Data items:
+++

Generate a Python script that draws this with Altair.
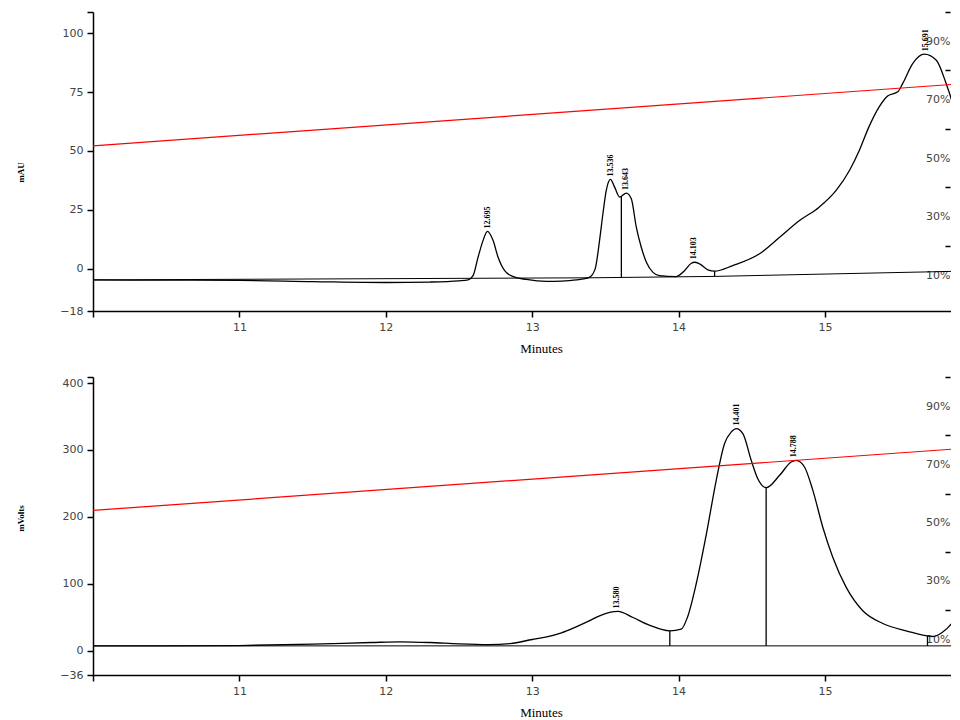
import altair as alt
import pandas as pd

W = 858
XMAX = 10 + W / 146.4

# ---------------- top panel (mAU) ----------------
top_t = [10.0, 10.5, 11.0, 11.5, 12.0, 12.3, 12.5, 12.562, 12.596, 12.63, 12.664, 12.694,
         12.733, 12.767, 12.812, 12.87, 12.96, 13.1, 13.2, 13.3, 13.39, 13.43, 13.46, 13.483,
         13.506, 13.534, 13.563, 13.597, 13.643, 13.677, 13.711, 13.745, 13.78, 13.825, 13.87,
         13.984, 14.04, 14.087, 14.109, 14.143, 14.2, 14.246, 14.37, 14.553, 14.69, 14.826,
         14.96, 15.076, 15.167, 15.235, 15.30, 15.37, 15.43, 15.497, 15.531, 15.60, 15.679,
         15.759, 15.827, 15.884, 15.918]
top_v = [-4.8, -4.9, -5.0, -5.5, -5.9, -5.7, -5.2, -4.8, -3.0, 4.8, 11.9, 15.8,
         11.9, 4.8, -0.9, -3.4, -4.6, -5.4, -5.3, -4.8, -3.7, -0.1, 11.9, 23.3,
         33.2, 37.9, 34.6, 30.4, 32.1, 29.7, 17.6, 9.1, 2.7, -1.6, -3.0,
         -3.4, -0.9, 2.3, 2.7, 2.0, -0.5, -1.1, 1.3, 6.3, 13.3, 20.4,
         26.1, 33.2, 41.7, 50.3, 60.2, 68.7, 73.4, 75.1, 78.7, 87.2, 91.1,
         88.6, 78.7, 67.3, 57.4]
top_base_t = [10.0, 13.39, 14.25, 15.918]
top_base_v = [-4.8, -3.9, -3.3, -1.1]
top_peak_t = [12.695, 13.536, 13.643, 14.103, 15.691]
top_peak_v = [15.8, 37.9, 32.1, 2.7, 91.1]
top_peak_lbl = ["12.695", "13.536", "13.643", "14.103", "15.691"]
top_drop_t = [13.609, 14.246]
top_drop_v = [30.7, -1.1]
top_drop_b = [-3.8, -3.3]

# ---------------- bottom panel (mVolts) ----------------
bot_t = [10.0, 10.5, 11.0, 11.5, 11.9, 12.1, 12.3, 12.5, 12.7, 12.85, 13.0, 13.1, 13.2,
         13.3, 13.4, 13.46, 13.586, 13.688, 13.80, 13.94, 14.018, 14.06, 14.12, 14.19,
         14.257, 14.314, 14.36, 14.394, 14.439, 14.496, 14.541, 14.598, 14.69, 14.769,
         14.803, 14.86, 14.917, 14.985, 15.053, 15.145, 15.258, 15.395, 15.554, 15.736,
         15.80, 15.87, 15.918]
bot_v = [7.5, 7.5, 8.0, 10.0, 12.5, 13.5, 12.5, 10.5, 9.5, 11.0, 17.0, 21.0, 27.0,
         36.0, 46.0, 52.4, 58.9, 49.9, 38.5, 30.0, 32.5, 49.9, 99.9, 174.8,
         254.7, 309.6, 327.0, 332.0, 324.6, 284.6, 257.0, 243.7, 262.2, 282.1,
         284.6, 274.6, 239.7, 184.7, 139.8, 94.8, 59.9, 40.9, 30.0, 21.5,
         27.5, 42.5, 62.0]
bot_base_t = [10.0, 15.918]
bot_base_v = [7.5, 7.5]
bot_peak_t = [13.580, 14.401, 14.788]
bot_peak_v = [58.9, 332.0, 284.6]
bot_peak_lbl = ["13.580", "14.401", "14.788"]
bot_drop_t = [13.94, 14.598, 15.70]
bot_drop_v = [30.0, 243.7, 22.5]
bot_drop_b = [7.5, 7.5, 7.5]

# gradient (%B) line, drawn on the right-hand percent axis
grad_t = [10.0, 15.918]
grad_pct = [54.2, 75.4]

x_ticks = [10, 11, 12, 13, 14, 15]
top_y_ticks = [-18, 0, 25, 50, 75, 100, 109]
bot_y_ticks = [-36, 0, 100, 200, 300, 400, 409]
pct_ticks = [10, 20, 30, 40, 50, 60, 70, 80, 90, 100]

LABEL_FONT = "DejaVu Sans"
SERIF = "Liberation Serif"


def panel(sig_t, sig_v, base_t, base_v, pk_t, pk_v, pk_l, dr_t, dr_v, dr_b,
          ydom, yticks, ytitle, h, title_y):
    xs = alt.Scale(domain=[10, XMAX], nice=False, zero=False)
    ys = alt.Scale(domain=ydom, nice=False, zero=False)
    xax = alt.Axis(values=x_ticks, format="d",
                   labelExpr="datum.value == 10 ? '' : datum.label",
                   title="Minutes", titleX=448, titleY=31, titleBaseline="top",
                   titleFont=SERIF, titleFontSize=13, titleFontWeight="normal",
                   titleColor="black", grid=False)
    yax = alt.Axis(values=yticks, format="d",
                   labelExpr=f"datum.value == {ydom[1]} ? '' : datum.label",
                   title=ytitle, titleX=-73, titleY=title_y,
                   titleBaseline="middle", titleAlign="center", titleAngle=270,
                   titleFont=SERIF, titleFontSize=9, titleFontWeight="bold",
                   titleColor="black", grid=False)

    sig = alt.Chart(pd.DataFrame({"t": sig_t, "v": sig_v})).mark_line(
        color="black", strokeWidth=1.3, interpolate="monotone", clip=True
    ).encode(x=alt.X("t:Q", scale=xs, axis=xax), y=alt.Y("v:Q", scale=ys, axis=yax))

    base = alt.Chart(pd.DataFrame({"t": base_t, "v": base_v})).mark_line(
        color="black", strokeWidth=1, clip=True
    ).encode(x=alt.X("t:Q", scale=xs), y=alt.Y("v:Q", scale=ys))

    drops = alt.Chart(pd.DataFrame({"t": dr_t, "v": dr_v, "b": dr_b})).mark_rule(
        color="black", strokeWidth=1.3, clip=True
    ).encode(x=alt.X("t:Q", scale=xs), y=alt.Y("v:Q", scale=ys), y2="b:Q")

    labels = alt.Chart(pd.DataFrame({"t": pk_t, "v": pk_v, "l": pk_l})).mark_text(
        angle=270, align="left", baseline="middle", dx=3, font=SERIF, fontSize=8,
        fontWeight="bold", color="black"
    ).encode(x=alt.X("t:Q", scale=xs), y=alt.Y("v:Q", scale=ys), text="l:N")

    left = alt.layer(sig, base, drops, labels)

    pax = alt.Axis(orient="right", values=pct_ticks,
                   labelExpr="datum.value % 20 == 10 ? datum.value + '%' : ''",
                   tickOpacity={"condition": {"test": "datum.value % 20 == 0", "value": 1},
                                "value": 0},
                   domain=False, offset=-6, tickSize=5, labelAlign="right",
                   labelPadding=0, title=None, grid=False)
    grad = alt.Chart(pd.DataFrame({"t": grad_t, "p": grad_pct})).mark_line(
        color="#ff0000", strokeWidth=1.2, clip=True
    ).encode(x=alt.X("t:Q", scale=xs),
             y=alt.Y("p:Q", scale=alt.Scale(domain=[-2.3, 100], nice=False, zero=False),
                     axis=pax))

    return alt.layer(left, grad).resolve_scale(y="independent").properties(
        width=W, height=h)


top = panel(top_t, top_v, top_base_t, top_base_v, top_peak_t, top_peak_v, top_peak_lbl,
            top_drop_t, top_drop_v, top_drop_b, [-18, 109], top_y_ticks, "mAU", 299, 160)
bottom = panel(bot_t, bot_v, bot_base_t, bot_base_v, bot_peak_t, bot_peak_v, bot_peak_lbl,
               bot_drop_t, bot_drop_v, bot_drop_b, [-36, 409], bot_y_ticks, "mVolts", 298, 141)

chart = alt.vconcat(top, bottom, spacing=21).properties(
    padding={"left": 8, "top": 3, "right": 0, "bottom": 0},
    background="white",
).configure_view(stroke=None).configure_axis(
    labelFont=LABEL_FONT, labelFontSize=11, labelColor="#444",
    domainColor="black", domainWidth=1.5, tickColor="black", tickWidth=1.5,
    tickSize=6, labelPadding=4,
)

chart.save("out.html", embed_options={"renderer": "svg", "actions": False})
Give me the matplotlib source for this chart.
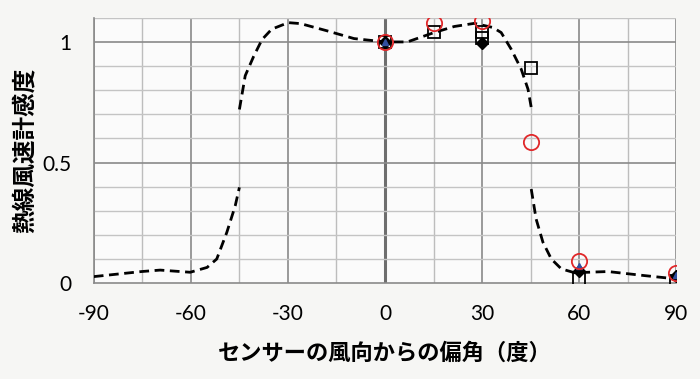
import numpy as np
import matplotlib
matplotlib.use("Agg")
import matplotlib.pyplot as plt

plt.rcParams['font.family'] = ['Noto Sans CJK JP', 'DejaVu Sans']

# ---------- data ----------
# dashed curve, left part (below / above the gap at -45)
curve_l_lo_x = [-90, -75.2, -69.5, -60.2, -55, -52, -48.9, -46.3, -45]
curve_l_lo_y = [0.027, 0.048, 0.054, 0.045, 0.065, 0.10, 0.21, 0.32, 0.397]
curve_mid_x = [-45, -43.2, -40.6, -38, -35, -29.9, -26.1, -17.9, -9.6, 0,
               6.9, 15.2, 21.4, 27.6, 33.3, 35.9, 39, 42.1, 44.2, 45.2]
curve_mid_y = [0.72, 0.86, 0.94, 1.01, 1.053, 1.08, 1.076, 1.046, 1.014, 1.0,
               1.0, 1.039, 1.064, 1.077, 1.06, 1.039, 0.97, 0.887, 0.804, 0.728]
curve_r_lo_x = [45.2, 46.7, 48.8, 51.4, 54.5, 58.6, 68.9, 80.3, 89.6]
curve_r_lo_y = [0.39, 0.266, 0.17, 0.10, 0.059, 0.043, 0.048, 0.031, 0.018]

# measured points
circle_x = [0, 15, 30, 45, 60, 90]
circle_y = [1.0, 1.08, 1.085, 0.585, 0.09, 0.04]
square_x = [0, 15, 30, 30, 45, 60, 90]
square_y = [1.0, 1.04, 1.04, 1.015, 0.89, 0.015, 0.007]
diamond_x = [0, 30, 60, 90]
diamond_y = [1.0, 0.995, 0.05, 0.03]
tri_x = [0, 60, 90]
tri_y = [1.0, 0.07, 0.035]

xticks = [-90, -60, -30, 0, 30, 60, 90]
yticks = [0, 0.5, 1]
ytick_labels = ["0", "0.5", "1"]

fig = plt.figure(figsize=(7, 3.79), dpi=100, facecolor="#f6f6f4")
ax = fig.add_axes([0.134, 0.253, 0.832, 0.7])
ax.set_facecolor("#fbfbfb")

# grid
for gx in range(-90, 91, 15):
    if gx == 0:
        ax.axvline(gx, color="#6e6e6e", lw=2.2, zorder=1)
    elif gx % 30 == 0:
        ax.axvline(gx, color="#8a8a8a", lw=1.2, zorder=1)
    else:
        ax.axvline(gx, color="#bdbdbd", lw=1.0, zorder=1)
for gy in np.arange(0.1, 1.11, 0.1):
    major = abs(gy - 0.5) < 1e-6 or abs(gy - 1.0) < 1e-6
    ax.axhline(gy, color="#8a8a8a" if major else "#c4c4c4",
               lw=1.2 if major else 1.0, zorder=1)

# dashed curve
for cx, cy in [(curve_l_lo_x, curve_l_lo_y), (curve_mid_x, curve_mid_y),
               (curve_r_lo_x, curve_r_lo_y)]:
    ax.plot(cx, cy, color="black", lw=2, ls=(0, (3.5, 2)), zorder=3)

# markers
ax.plot(square_x, square_y, ls="none", marker="s", ms=8, mfc="none",
        mec="black", mew=1.3, zorder=4)
ax.plot(diamond_x, diamond_y, ls="none", marker="D", ms=6, mfc="black",
        mec="black", zorder=5)
ax.plot(tri_x, tri_y, ls="none", marker="^", ms=5, mfc="#2f4f9f",
        mec="#2f4f9f", zorder=6)
ax.plot(circle_x, circle_y, ls="none", marker="o", ms=11, mfc="none",
        mec="#e0282a", mew=1.3, zorder=7)

ax.set_xlim(-90, 90)
ax.set_ylim(0, 1.1)
ax.set_xticks(xticks)
ax.set_xticklabels([str(t) for t in xticks], family=["Lato", "DejaVu Sans"])
ax.set_yticks(yticks)
ax.set_yticklabels(ytick_labels, family=["Lato", "DejaVu Sans"])
ax.tick_params(length=0, labelsize=15)
ax.tick_params(axis="x", pad=15)
ax.tick_params(axis="y", pad=16)
for s in ["top", "right"]:
    ax.spines[s].set_visible(False)
for s in ["left", "bottom"]:
    ax.spines[s].set_color("#8a8a8a")
    ax.spines[s].set_linewidth(1.2)

ax.set_xlabel("センサーの風向からの偏角（度）", fontsize=16, fontweight="bold", labelpad=13)
ax.set_ylabel("熱線風速計感度", fontsize=17, fontweight="bold", labelpad=4)

fig.savefig("out.png", dpi=100, facecolor=fig.get_facecolor())
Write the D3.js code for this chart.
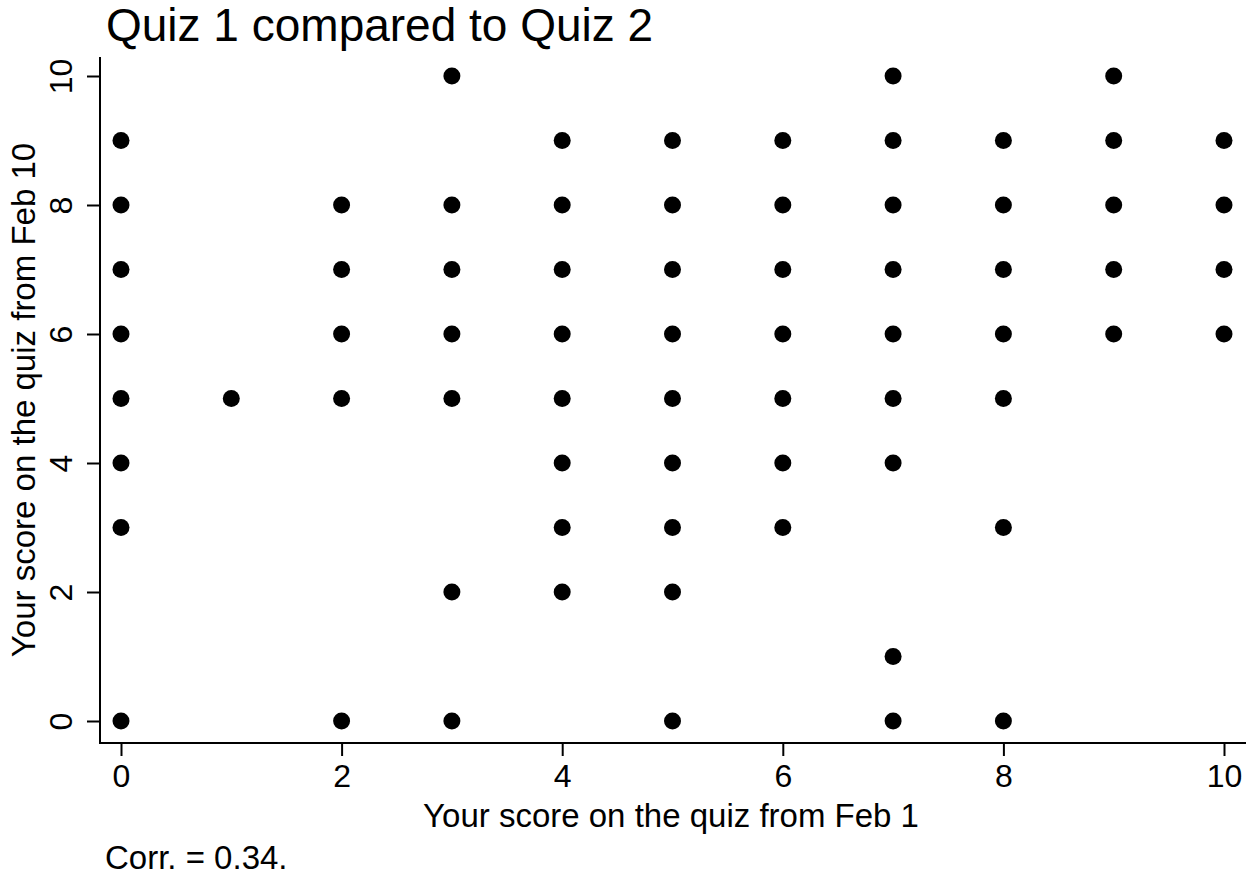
<!DOCTYPE html>
<html><head><meta charset="utf-8">
<script src="https://cdn.jsdelivr.net/npm/d3@7"></script>
<style>
html,body{margin:0;padding:0;background:#fff;}
svg{display:block;font-family:"Liberation Sans",Arial,sans-serif;}
</style></head>
<body>
<svg id="chart" width="1249" height="875"></svg>
<script>
const titleText = "Quiz 1 compared to Quiz 2";
const xTitle = "Your score on the quiz from Feb 1";
const yTitle = "Your score on the quiz from Feb 10";
const noteText = "Corr. = 0.34.";
const xTicks = [0, 2, 4, 6, 8, 10];
const yTicks = [0, 2, 4, 6, 8, 10];
const quiz1 = [0,0,0,0,0,0,0,0, 1, 2,2,2,2,2, 3,3,3,3,3,3,3, 4,4,4,4,4,4,4,4, 5,5,5,5,5,5,5,5,5, 6,6,6,6,6,6,6, 7,7,7,7,7,7,7,7,7, 8,8,8,8,8,8,8, 9,9,9,9,9, 10,10,10,10];
const quiz2 = [9,8,7,6,5,4,3,0, 5, 8,7,6,5,0, 10,8,7,6,5,2,0, 9,8,7,6,5,4,3,2, 9,8,7,6,5,4,3,2,0, 9,8,7,6,5,4,3, 10,9,8,7,6,5,4,1,0, 9,8,7,6,5,3,0, 10,9,8,7,6, 9,8,7,6];

const svg = d3.select("#chart");
const x = d3.scaleLinear().domain([0, 10]).range([121, 1224]);
const y = d3.scaleLinear().domain([0, 10]).range([721, 76]);
const plotLeft = 100, plotRight = 1246, plotTop = 57, plotBottom = 743;

// x axis
const xAxis = d3.axisBottom(x).tickValues(xTicks).tickSize(13).tickPadding(8).tickFormat(d3.format("d"));
const gx = svg.append("g").attr("transform", `translate(0,${plotBottom})`).call(xAxis);
gx.select(".domain").remove();
gx.selectAll(".tick line").attr("stroke", "#000").attr("stroke-width", 2);
gx.selectAll(".tick text").attr("font-size", 32).attr("fill", "#000").attr("font-family", "Liberation Sans, Arial, sans-serif").attr("dy", "0.71em");
svg.append("line").attr("x1", plotLeft - 1).attr("x2", plotRight).attr("y1", plotBottom).attr("y2", plotBottom).attr("stroke", "#000").attr("stroke-width", 2);

// y axis
const yAxis = d3.axisLeft(y).tickValues(yTicks).tickSize(13).tickPadding(0).tickFormat(d3.format("d"));
const gy = svg.append("g").attr("transform", `translate(${plotLeft},0)`).call(yAxis);
gy.select(".domain").remove();
gy.selectAll(".tick line").attr("stroke", "#000").attr("stroke-width", 2);
gy.selectAll(".tick text")
  .attr("font-size", 32).attr("fill", "#000").attr("font-family", "Liberation Sans, Arial, sans-serif")
  .attr("x", null).attr("dy", null)
  .attr("text-anchor", "middle")
  .attr("transform", "translate(-28,0) rotate(-90)");
svg.append("line").attr("x1", plotLeft).attr("x2", plotLeft).attr("y1", plotTop).attr("y2", plotBottom + 1).attr("stroke", "#000").attr("stroke-width", 2);

// points
svg.append("g").selectAll("circle")
  .data(quiz1.map((v, i) => [v, quiz2[i]]))
  .join("circle")
  .attr("cx", d => x(d[0]))
  .attr("cy", d => y(d[1]))
  .attr("r", 8.5)
  .attr("fill", "#000");

// titles
svg.append("text").attr("x", 106).attr("y", 41).attr("font-size", 46).attr("fill", "#000").text(titleText);
svg.append("text").attr("x", 671).attr("y", 827).attr("text-anchor", "middle").attr("font-size", 33).attr("fill", "#000").text(xTitle);
svg.append("text").attr("transform", `translate(35,400) rotate(-90)`).attr("text-anchor", "middle").attr("font-size", 33).attr("fill", "#000").text(yTitle);
svg.append("text").attr("x", 105).attr("y", 869).attr("font-size", 33).attr("fill", "#000").text(noteText);
</script>
</body></html>
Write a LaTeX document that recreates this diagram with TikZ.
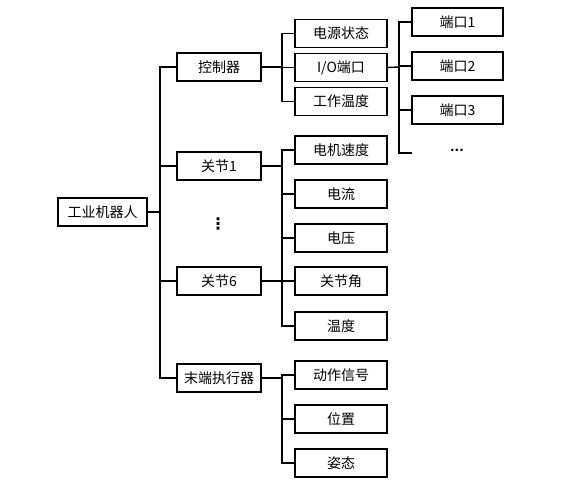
\documentclass[tikz,border=0pt]{standalone}
\usepackage{fontspec}
\setmainfont{Noto Sans CJK SC}
\newfontfamily\symfont{DejaVu Sans}
\usepackage{tikz}

\begin{document}
\begin{tikzpicture}[x=1pt, y=-1pt,
	box/.style={draw, line width=1.3pt, minimum height=28pt, inner sep=0pt, font=\fontsize{14}{16}\selectfont},
	lvlone/.style={box, minimum width=84pt},
	lvltwo/.style={box, minimum width=92pt},
	port/.style={box, minimum width=91pt},
	wire/.style={line width=1.4pt}]
				\useasboundingbox (0,0) rectangle (572,494);
				% root and first level
				\node[box, minimum width=89pt] (robot) at (102.5,212) {工业机器人};
				\node[lvlone] (ctrl) at (219,67) {控制器};
				\node[lvlone] (jone) at (219,166) {关节1};
				\node[lvlone] (jsix) at (219,281) {关节6};
				\node[lvlone] (eff) at (219,378) {末端执行器};
				\node[font=\symfont\bfseries\fontsize{16}{18}\selectfont] (vdots) at (218,224) {⋮};
				% second level
				\node[lvltwo] (power) at (341,33.5) {电源状态};
				\node[lvltwo] (io) at (341,67.5) {I/O端口};
				\node[lvltwo] (ctemp) at (341,101.5) {工作温度};
				\node[lvltwo] (speed) at (341,150) {电机速度};
				\node[lvltwo] (current) at (341,194) {电流};
				\node[lvltwo] (volt) at (341,238) {电压};
				\node[lvltwo] (angle) at (341,281) {关节角};
				\node[lvltwo] (jtemp) at (341,326) {温度};
				\node[lvltwo] (signal) at (341,375) {动作信号};
				\node[lvltwo] (pos) at (341,419) {位置};
				\node[lvltwo] (pose) at (341,463) {姿态};
				% ports
				\node[port] (pa) at (457.5,22) {端口1};
				\node[port] (pb) at (457.5,66) {端口2};
				\node[port] (pc) at (457.5,110) {端口3};
				\node[font=\symfont\bfseries\fontsize{12}{14}\selectfont] (more) at (457,150) {...};
				% junctions
				\coordinate (t0) at (160,212);
				\coordinate (b1) at (282,67);
				\coordinate (b2) at (282,166);
				\coordinate (b3) at (282,281);
				\coordinate (b4) at (282,378);
				\coordinate (b5) at (399,67);
				\coordinate (pend) at (412,153);
				% connectors
				\draw[wire] (robot.east) -- (t0);
				\foreach \n in {ctrl, jone, jsix, eff} \draw[wire] (\n.west) -| (t0);
				\draw[wire] (ctrl.east) -- (b1);
				\foreach \n in {power, io, ctemp} \draw[wire] (\n.west) -| (b1);
				\draw[wire] (jone.east) -- (b2);
				\draw[wire] (jsix.east) -- (b3);
				\draw[wire] (b2) -- (b3);
				\foreach \n in {speed, current} \draw[wire] (\n.west) -| (b2);
				\foreach \n in {volt, angle, jtemp} \draw[wire] (\n.west) -| (b3);
				\draw[wire] (eff.east) -- (b4);
				\foreach \n in {signal, pos, pose} \draw[wire] (\n.west) -| (b4);
				\draw[wire] (io.east) -- (b5);
				\foreach \n in {pa, pb, pc} \draw[wire] (\n.west) -| (b5);
				\draw[wire] (pend) -| (b5);
			\end{tikzpicture}
\end{document}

+++

**WHAT IS ASKED:**
From the records above, copy exactly the lines starting at the one with "Write the D3.js code for this chart." and ending at the one with "const plotLeft = 100, plotRight", and no others. Pictures stay out.

**EXERCISE OUTPUT:**
Write the D3.js code for this chart.
<!DOCTYPE html>
<html><head><meta charset="utf-8">
<script src="https://cdn.jsdelivr.net/npm/d3@7"></script>
<style>
html,body{margin:0;padding:0;background:#fff;}
svg{display:block;font-family:"Liberation Sans",Arial,sans-serif;}
</style></head>
<body>
<svg id="chart" width="1249" height="875"></svg>
<script>
const titleText = "Quiz 1 compared to Quiz 2";
const xTitle = "Your score on the quiz from Feb 1";
const yTitle = "Your score on the quiz from Feb 10";
const noteText = "Corr. = 0.34.";
const xTicks = [0, 2, 4, 6, 8, 10];
const yTicks = [0, 2, 4, 6, 8, 10];
const quiz1 = [0,0,0,0,0,0,0,0, 1, 2,2,2,2,2, 3,3,3,3,3,3,3, 4,4,4,4,4,4,4,4, 5,5,5,5,5,5,5,5,5, 6,6,6,6,6,6,6, 7,7,7,7,7,7,7,7,7, 8,8,8,8,8,8,8, 9,9,9,9,9, 10,10,10,10];
const quiz2 = [9,8,7,6,5,4,3,0, 5, 8,7,6,5,0, 10,8,7,6,5,2,0, 9,8,7,6,5,4,3,2, 9,8,7,6,5,4,3,2,0, 9,8,7,6,5,4,3, 10,9,8,7,6,5,4,1,0, 9,8,7,6,5,3,0, 10,9,8,7,6, 9,8,7,6];

const svg = d3.select("#chart");
const x = d3.scaleLinear().domain([0, 10]).range([121, 1224]);
const y = d3.scaleLinear().domain([0, 10]).range([721, 76]);
const plotLeft = 100, plotRight = 1246, plotTop = 57, plotBottom = 743;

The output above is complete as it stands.